Each line that holds the word "source" is to be identified and copied.

== SUPPLIED RECORDS ==

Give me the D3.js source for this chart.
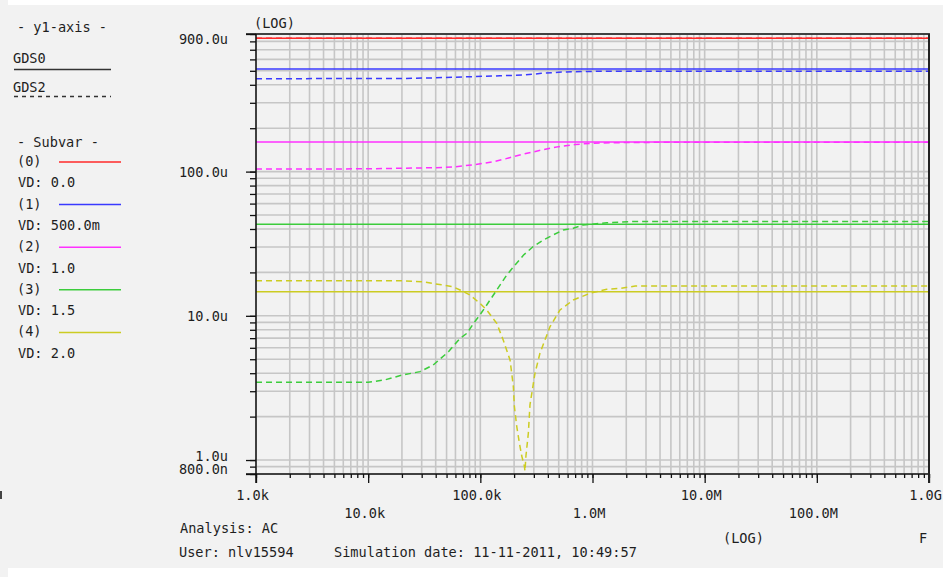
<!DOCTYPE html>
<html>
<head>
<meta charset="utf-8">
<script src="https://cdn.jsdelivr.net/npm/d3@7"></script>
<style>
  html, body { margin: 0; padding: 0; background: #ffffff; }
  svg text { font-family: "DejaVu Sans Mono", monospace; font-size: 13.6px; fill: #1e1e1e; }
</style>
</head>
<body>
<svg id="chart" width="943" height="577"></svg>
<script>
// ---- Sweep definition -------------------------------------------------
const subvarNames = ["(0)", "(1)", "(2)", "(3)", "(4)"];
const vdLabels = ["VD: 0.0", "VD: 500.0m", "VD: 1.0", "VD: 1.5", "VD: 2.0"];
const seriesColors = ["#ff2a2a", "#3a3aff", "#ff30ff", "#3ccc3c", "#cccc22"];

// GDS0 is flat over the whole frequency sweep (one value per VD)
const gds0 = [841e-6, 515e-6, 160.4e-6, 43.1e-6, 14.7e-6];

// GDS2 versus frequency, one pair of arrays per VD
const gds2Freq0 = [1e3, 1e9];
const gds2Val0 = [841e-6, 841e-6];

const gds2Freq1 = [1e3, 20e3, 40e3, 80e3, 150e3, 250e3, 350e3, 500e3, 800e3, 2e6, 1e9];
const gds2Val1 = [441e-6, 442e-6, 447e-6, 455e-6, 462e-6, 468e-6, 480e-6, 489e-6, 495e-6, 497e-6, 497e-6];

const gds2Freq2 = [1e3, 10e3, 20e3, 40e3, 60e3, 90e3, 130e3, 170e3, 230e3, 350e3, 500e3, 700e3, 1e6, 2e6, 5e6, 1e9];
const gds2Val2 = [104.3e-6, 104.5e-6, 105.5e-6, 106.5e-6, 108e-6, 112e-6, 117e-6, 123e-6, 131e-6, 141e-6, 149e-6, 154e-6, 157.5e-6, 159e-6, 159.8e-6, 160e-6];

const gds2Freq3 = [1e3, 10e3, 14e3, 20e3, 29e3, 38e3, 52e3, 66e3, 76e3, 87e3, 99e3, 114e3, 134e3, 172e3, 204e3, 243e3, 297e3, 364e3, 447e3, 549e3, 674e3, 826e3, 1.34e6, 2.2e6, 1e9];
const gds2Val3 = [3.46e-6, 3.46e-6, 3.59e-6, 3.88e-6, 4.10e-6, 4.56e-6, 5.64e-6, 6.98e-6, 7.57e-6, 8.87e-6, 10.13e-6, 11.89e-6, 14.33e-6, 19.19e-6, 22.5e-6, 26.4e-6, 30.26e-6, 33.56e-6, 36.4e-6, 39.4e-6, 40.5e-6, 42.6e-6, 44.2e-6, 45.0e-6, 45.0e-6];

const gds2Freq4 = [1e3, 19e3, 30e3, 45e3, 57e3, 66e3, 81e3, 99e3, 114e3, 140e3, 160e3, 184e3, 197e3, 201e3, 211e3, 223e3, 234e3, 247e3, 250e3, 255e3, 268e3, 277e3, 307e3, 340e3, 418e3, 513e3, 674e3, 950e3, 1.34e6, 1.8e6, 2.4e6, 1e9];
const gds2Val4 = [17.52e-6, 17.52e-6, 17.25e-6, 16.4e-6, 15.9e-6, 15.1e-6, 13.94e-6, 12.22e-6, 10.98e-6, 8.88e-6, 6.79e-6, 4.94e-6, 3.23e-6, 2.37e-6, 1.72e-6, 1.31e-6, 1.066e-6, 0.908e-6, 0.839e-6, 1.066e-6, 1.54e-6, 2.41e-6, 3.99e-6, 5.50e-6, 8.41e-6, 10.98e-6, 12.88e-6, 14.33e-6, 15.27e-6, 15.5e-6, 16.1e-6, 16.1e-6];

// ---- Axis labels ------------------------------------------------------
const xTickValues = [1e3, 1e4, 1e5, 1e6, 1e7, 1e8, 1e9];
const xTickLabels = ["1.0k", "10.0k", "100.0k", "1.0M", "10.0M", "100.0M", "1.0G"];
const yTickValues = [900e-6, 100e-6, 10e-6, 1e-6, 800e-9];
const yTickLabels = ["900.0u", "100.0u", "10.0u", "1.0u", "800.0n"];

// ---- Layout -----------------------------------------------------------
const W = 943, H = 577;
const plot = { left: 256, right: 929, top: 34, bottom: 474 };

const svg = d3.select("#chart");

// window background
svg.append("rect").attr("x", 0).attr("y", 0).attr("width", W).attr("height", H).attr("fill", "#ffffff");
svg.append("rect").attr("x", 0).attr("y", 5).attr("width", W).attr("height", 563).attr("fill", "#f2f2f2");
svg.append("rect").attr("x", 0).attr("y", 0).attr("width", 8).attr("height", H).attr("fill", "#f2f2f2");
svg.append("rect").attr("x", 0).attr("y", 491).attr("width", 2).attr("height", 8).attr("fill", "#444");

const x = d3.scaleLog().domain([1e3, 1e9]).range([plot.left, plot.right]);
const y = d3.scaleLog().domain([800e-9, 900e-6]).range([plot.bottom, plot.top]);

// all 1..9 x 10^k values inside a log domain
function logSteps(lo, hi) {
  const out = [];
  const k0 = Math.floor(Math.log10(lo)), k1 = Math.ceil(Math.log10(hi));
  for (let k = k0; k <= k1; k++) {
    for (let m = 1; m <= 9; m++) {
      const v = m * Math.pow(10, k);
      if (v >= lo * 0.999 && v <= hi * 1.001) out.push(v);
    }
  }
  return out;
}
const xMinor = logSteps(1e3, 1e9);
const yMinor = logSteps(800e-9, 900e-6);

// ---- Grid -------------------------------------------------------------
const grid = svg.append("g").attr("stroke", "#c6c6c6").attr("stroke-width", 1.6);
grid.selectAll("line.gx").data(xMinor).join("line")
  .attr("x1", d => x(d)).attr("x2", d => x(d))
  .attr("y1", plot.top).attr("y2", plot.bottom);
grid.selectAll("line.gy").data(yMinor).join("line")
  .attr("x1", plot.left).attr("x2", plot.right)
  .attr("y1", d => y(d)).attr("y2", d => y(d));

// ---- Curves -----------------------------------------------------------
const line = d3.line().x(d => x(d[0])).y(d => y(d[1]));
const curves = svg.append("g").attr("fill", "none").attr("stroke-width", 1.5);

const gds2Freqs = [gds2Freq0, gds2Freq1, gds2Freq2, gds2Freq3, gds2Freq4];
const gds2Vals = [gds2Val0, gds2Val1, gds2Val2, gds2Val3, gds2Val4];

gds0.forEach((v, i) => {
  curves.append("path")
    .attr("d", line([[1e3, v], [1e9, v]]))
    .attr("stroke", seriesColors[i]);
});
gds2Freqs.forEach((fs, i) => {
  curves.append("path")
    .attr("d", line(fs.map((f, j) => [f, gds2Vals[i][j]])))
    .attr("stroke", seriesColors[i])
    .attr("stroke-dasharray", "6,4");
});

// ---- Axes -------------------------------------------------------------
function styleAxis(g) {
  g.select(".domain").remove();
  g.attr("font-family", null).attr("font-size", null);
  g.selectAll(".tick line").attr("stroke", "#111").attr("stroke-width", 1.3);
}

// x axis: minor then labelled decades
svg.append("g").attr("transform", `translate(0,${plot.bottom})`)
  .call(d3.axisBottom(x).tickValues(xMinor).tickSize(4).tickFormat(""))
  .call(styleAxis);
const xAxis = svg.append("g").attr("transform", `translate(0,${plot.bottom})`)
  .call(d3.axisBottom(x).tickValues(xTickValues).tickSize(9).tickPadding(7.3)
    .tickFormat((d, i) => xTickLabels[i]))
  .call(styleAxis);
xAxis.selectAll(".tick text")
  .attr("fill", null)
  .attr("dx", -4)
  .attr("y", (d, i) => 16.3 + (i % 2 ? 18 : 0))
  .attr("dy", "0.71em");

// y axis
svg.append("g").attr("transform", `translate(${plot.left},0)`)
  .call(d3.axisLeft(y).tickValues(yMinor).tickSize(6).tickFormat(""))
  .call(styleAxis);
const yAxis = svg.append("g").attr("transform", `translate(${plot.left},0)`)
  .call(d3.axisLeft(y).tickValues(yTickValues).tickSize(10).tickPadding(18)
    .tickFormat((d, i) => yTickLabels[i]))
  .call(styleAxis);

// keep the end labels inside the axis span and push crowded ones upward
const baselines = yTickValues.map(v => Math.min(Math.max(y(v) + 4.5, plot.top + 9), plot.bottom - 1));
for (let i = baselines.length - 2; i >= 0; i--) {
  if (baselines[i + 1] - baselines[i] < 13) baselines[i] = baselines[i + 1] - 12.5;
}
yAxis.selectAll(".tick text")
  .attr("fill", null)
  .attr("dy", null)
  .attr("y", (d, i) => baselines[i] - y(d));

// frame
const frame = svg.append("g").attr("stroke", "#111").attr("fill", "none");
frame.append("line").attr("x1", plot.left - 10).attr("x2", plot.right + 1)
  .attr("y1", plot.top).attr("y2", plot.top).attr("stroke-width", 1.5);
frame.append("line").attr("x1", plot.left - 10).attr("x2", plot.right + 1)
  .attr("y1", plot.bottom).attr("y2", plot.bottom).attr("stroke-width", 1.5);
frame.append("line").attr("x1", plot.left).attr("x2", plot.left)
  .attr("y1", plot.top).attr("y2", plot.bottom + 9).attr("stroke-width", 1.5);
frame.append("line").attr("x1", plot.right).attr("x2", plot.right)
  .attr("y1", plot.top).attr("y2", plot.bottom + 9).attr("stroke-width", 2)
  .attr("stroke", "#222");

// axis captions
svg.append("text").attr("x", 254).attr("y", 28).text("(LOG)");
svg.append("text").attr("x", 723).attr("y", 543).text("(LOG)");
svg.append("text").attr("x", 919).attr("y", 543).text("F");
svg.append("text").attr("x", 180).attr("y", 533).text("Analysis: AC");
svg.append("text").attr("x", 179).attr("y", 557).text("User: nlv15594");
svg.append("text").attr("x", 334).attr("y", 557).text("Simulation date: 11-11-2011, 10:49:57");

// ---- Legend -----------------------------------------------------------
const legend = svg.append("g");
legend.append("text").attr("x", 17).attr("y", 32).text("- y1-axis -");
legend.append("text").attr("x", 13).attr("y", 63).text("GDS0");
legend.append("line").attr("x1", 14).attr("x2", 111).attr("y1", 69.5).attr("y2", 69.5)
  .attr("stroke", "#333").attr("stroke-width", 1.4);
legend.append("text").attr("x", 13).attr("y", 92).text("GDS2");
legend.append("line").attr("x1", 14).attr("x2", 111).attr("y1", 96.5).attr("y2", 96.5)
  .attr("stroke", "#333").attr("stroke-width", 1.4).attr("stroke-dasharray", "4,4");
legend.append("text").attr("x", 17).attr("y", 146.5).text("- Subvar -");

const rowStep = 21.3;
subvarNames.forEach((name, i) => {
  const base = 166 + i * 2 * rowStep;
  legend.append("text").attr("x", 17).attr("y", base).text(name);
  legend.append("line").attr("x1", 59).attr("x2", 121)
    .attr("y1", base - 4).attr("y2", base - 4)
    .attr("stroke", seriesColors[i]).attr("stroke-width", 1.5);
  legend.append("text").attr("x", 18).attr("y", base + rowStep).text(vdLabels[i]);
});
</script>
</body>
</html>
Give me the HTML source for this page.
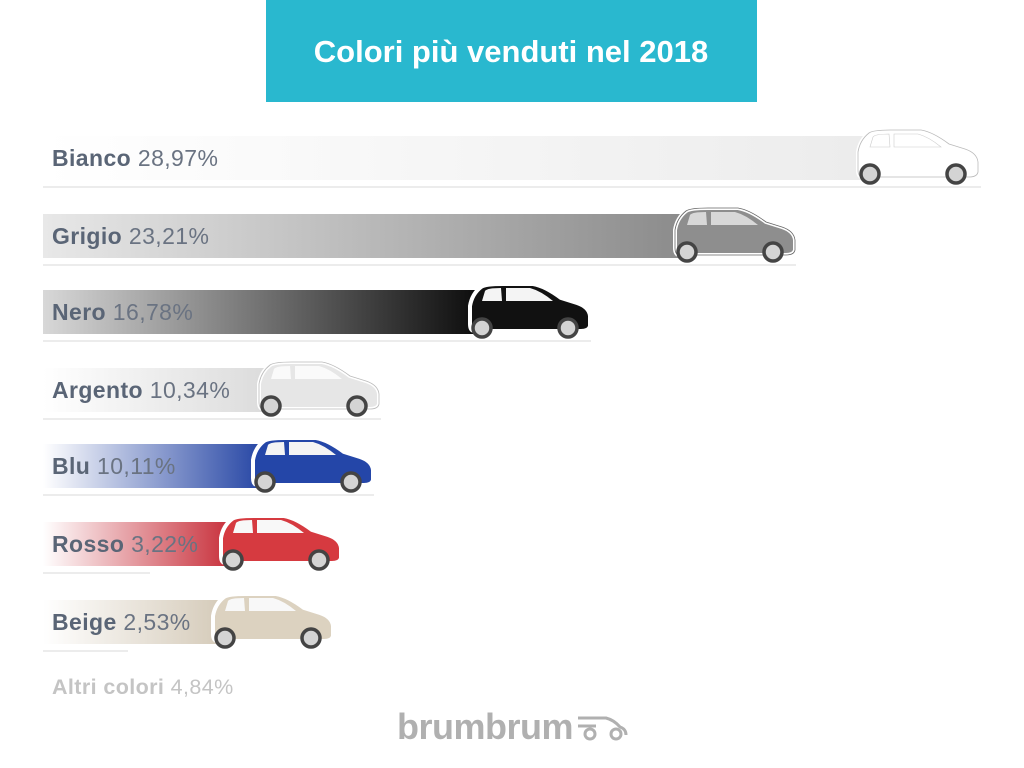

===

- _FINAL RESULT_
Give me the D3.js source for this chart.
Give me the HTML source for this page.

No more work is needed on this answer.